4 Comments on “Why I travel”

  1. Hank says:

    Great story! If this story-telling is anything to go by, your going to be great in your new full-time job (as if there were ever any doubts)!

    I have to agree with you about southern Oregon. My wife and were there on holidays a few years ago and fell in love with it.

  2. Pete Klein says:

    The simple solution and one with great economic benefits is to not travel.

  3. Jonathan Brown says:


    Not traveling is a solution to what?

    Staying in the same place might be nice for some, but traveling is like reading. Both expose you to new things and help you appreciate what you have.

    Remember what Mark Twain said: “Those who don’t read have no advantage over those who can’t.”

    There’s a corollary to travel and it involves curiosity.

    You don’t have to go far, but avoiding all travel suggests a closed mind. And that can cause bigger problems.


  4. Claudia says:

    Hello Jonathan,
    I’ve traveled a fair amount around the U.S., Canada & a bit in Mexico.
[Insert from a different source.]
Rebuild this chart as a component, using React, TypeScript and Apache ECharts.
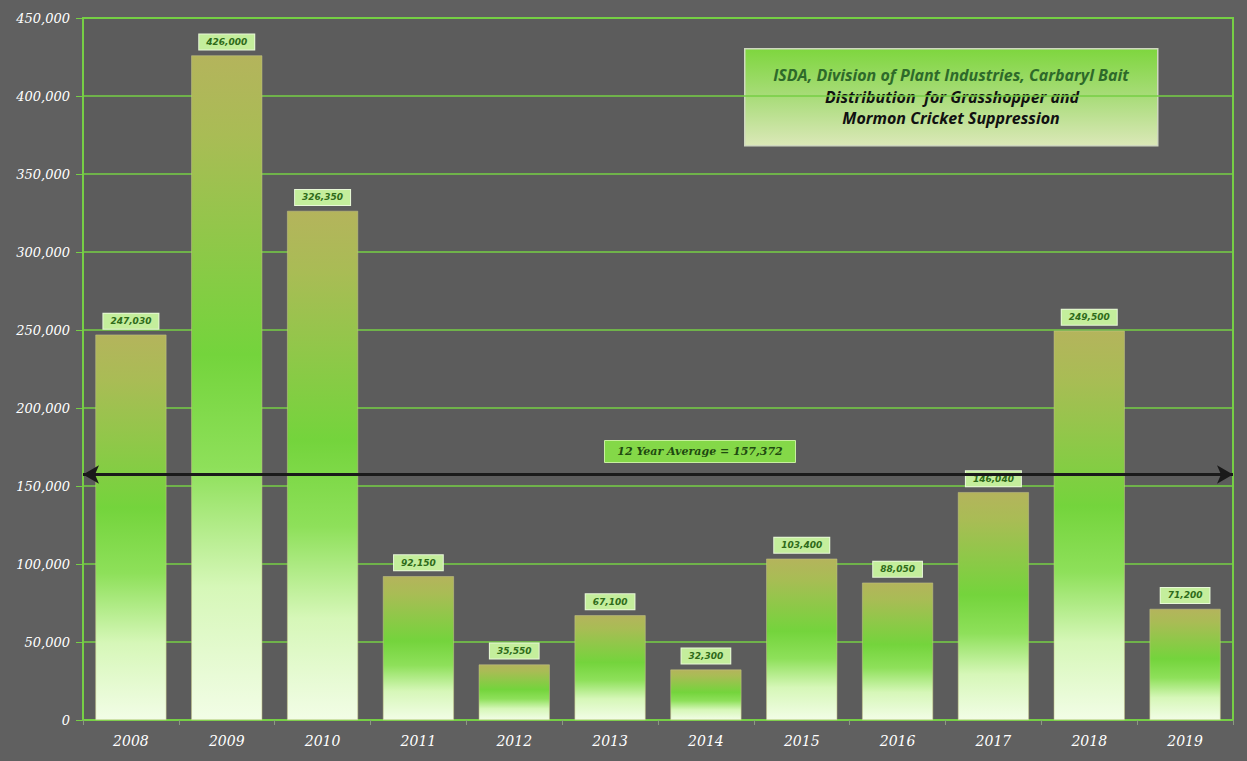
import React, { useEffect, useRef } from "react";
import * as echarts from "echarts";

const years = ["2008", "2009", "2010", "2011", "2012", "2013", "2014", "2015", "2016", "2017", "2018", "2019"];
const pounds = [247030, 426000, 326350, 92150, 35550, 67100, 32300, 103400, 88050, 146040, 249500, 71200];
const averageValue = 157372;
const averageLabel = "12 Year Average = 157,372";
const titleLines = [
  "ISDA, Division of Plant Industries, Carbaryl Bait",
  "Distribution  for Grasshopper and",
  "Mormon Cricket Suppression",
];

const GREEN = "#76cf45";

export default function App() {
  const ref = useRef<HTMLDivElement>(null);
  useEffect(() => {
    const chart = echarts.init(ref.current!, null, { renderer: "svg" });
    const barGradient = new echarts.graphic.LinearGradient(0, 0, 0, 1, [
      { offset: 0, color: "#b4b45c" },
      { offset: 0.12, color: "#a9bc55" },
      { offset: 0.45, color: "#74d43c" },
      { offset: 0.62, color: "#8ee05a" },
      { offset: 0.8, color: "#d6f7b8" },
      { offset: 1, color: "#f2fde6" },
    ]);
    const titleFont = "italic bold 16px 'Open Sans'";
    chart.setOption({
      animation: false,
      backgroundColor: "#606060",
      grid: {
        left: 83,
        right: 14,
        top: 18,
        bottom: 41,
        show: true,
        borderColor: GREEN,
        borderWidth: 2,
        backgroundColor: "#5c5c5c",
      },
      xAxis: {
        type: "category",
        data: years,
        axisLine: { lineStyle: { color: GREEN, width: 2 } },
        axisTick: { show: true, length: 5, lineStyle: { color: "#8a9a80" } },
        axisLabel: {
          color: "#ffffff",
          fontFamily: "DejaVu Serif",
          fontStyle: "italic",
          fontSize: 14,
          margin: 14,
        },
      },
      yAxis: {
        type: "value",
        min: 0,
        max: 450000,
        interval: 50000,
        axisLine: { show: true, lineStyle: { color: GREEN, width: 2 } },
        axisTick: { show: true, length: 7, lineStyle: { color: GREEN } },
        splitLine: { lineStyle: { color: GREEN, width: 1.5 } },
        axisLabel: {
          color: "#ffffff",
          fontFamily: "DejaVu Serif",
          fontStyle: "italic",
          fontSize: 13,
          margin: 13,
          formatter: (v: number) => v.toLocaleString("en-US"),
        },
      },
      series: [
        {
          type: "bar",
          data: pounds,
          barWidth: "74%",
          itemStyle: { color: barGradient, borderColor: "#c9c98a", borderWidth: 0.5 },
          label: {
            show: true,
            position: "top",
            distance: 6,
            formatter: (p: any) => p.value.toLocaleString("en-US"),
            color: "#2f6b1a",
            fontFamily: "DejaVu Sans",
            fontStyle: "italic",
            fontWeight: "bold",
            fontSize: 9,
            backgroundColor: "#c4ee9c",
            borderColor: "#e8f8d8",
            borderWidth: 1,
            padding: [3, 7, 3, 7],
          },
          markLine: {
            silent: true,
            symbol: ["arrow", "arrow"],
            symbolSize: [14, 16],
            lineStyle: { color: "#1a1a1a", width: 3, type: "solid" },
            data: [{ yAxis: averageValue }],
            label: { show: false },
          },
        },
      ],
      graphic: [
        {
          type: "rect",
          left: 604,
          top: 440,
          shape: { width: 191, height: 22 },
          style: { fill: "#84d848", stroke: "#c8ef9f", lineWidth: 1 },
        },
        {
          type: "text",
          x: 700,
          y: 451,
          style: {
            text: averageLabel,
            fill: "#1f4a10",
            font: "italic bold 11px 'DejaVu Serif'",
            textAlign: "center",
            textVerticalAlign: "middle",
          },
        },
        {
          type: "rect",
          left: 744,
          top: 48,
          shape: { width: 413, height: 97 },
          style: {
            fill: new echarts.graphic.LinearGradient(0, 0, 0, 1, [
              { offset: 0, color: "#7ed63e" },
              { offset: 0.5, color: "#a9dc7a" },
              { offset: 1, color: "#dbe8b8" },
            ]),
            stroke: "#cfd8bf",
            lineWidth: 1.5,
          },
        },
        {
          type: "text",
          x: 951,
          y: 75,
          style: {
            text: titleLines[0],
            fill: "#2e6a2a",
            font: titleFont,
            textAlign: "center",
            textVerticalAlign: "middle",
          },
        },
        {
          type: "text",
          x: 952,
          y: 97,
          style: {
            text: titleLines[1],
            fill: "#111111",
            font: titleFont,
            textAlign: "center",
            textVerticalAlign: "middle",
          },
        },
        {
          type: "text",
          x: 951,
          y: 118,
          style: {
            text: titleLines[2],
            fill: "#111111",
            font: titleFont,
            textAlign: "center",
            textVerticalAlign: "middle",
          },
        },
      ],
    });
    return () => chart.dispose();
  }, []);
  return (
    <div
      ref={ref}
      style={{ position: "fixed", left: 0, top: 0, width: 1247, height: 761 }}
    />
  );
}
This summer, I spread my wings and went to Europe. To be specific, I went to Brussels, Holland, Amsterdam, Portugal, Spain and Morocco.
    I love to travel. I love to fly (even in the little 9 passenger Cessna’s where once I sat in the co-pilot’s seat which provided a most amazing view).
    In Morocco, winding our way through a warren of streets and alleyways, a little dark olive skinned, brown curly haired girl ran over to my friend’s daughter, Lucy (5) and hugged her and gave her a kiss on the cheek.
    Lucy was a little surprised and taken aback. Lucy’s mom, Jeanne, stopped, knelt down to 5 year old’s level and talked to the girls and the grandfather who was sitting on a stoop. Jeanne spoke Spanish to the gentleman and his granddaughter. The 2 girls sat next to one another on the stoop. Jeanne was totally engaged in conversation. Our guide returned to us and tried to get Jeanne to get up and move on. She would have none of that. She continued her conversation until finished. I watched this wonderful joining of cultures with tears in my eyes…a moment of grace.
    And that is why I love to travel.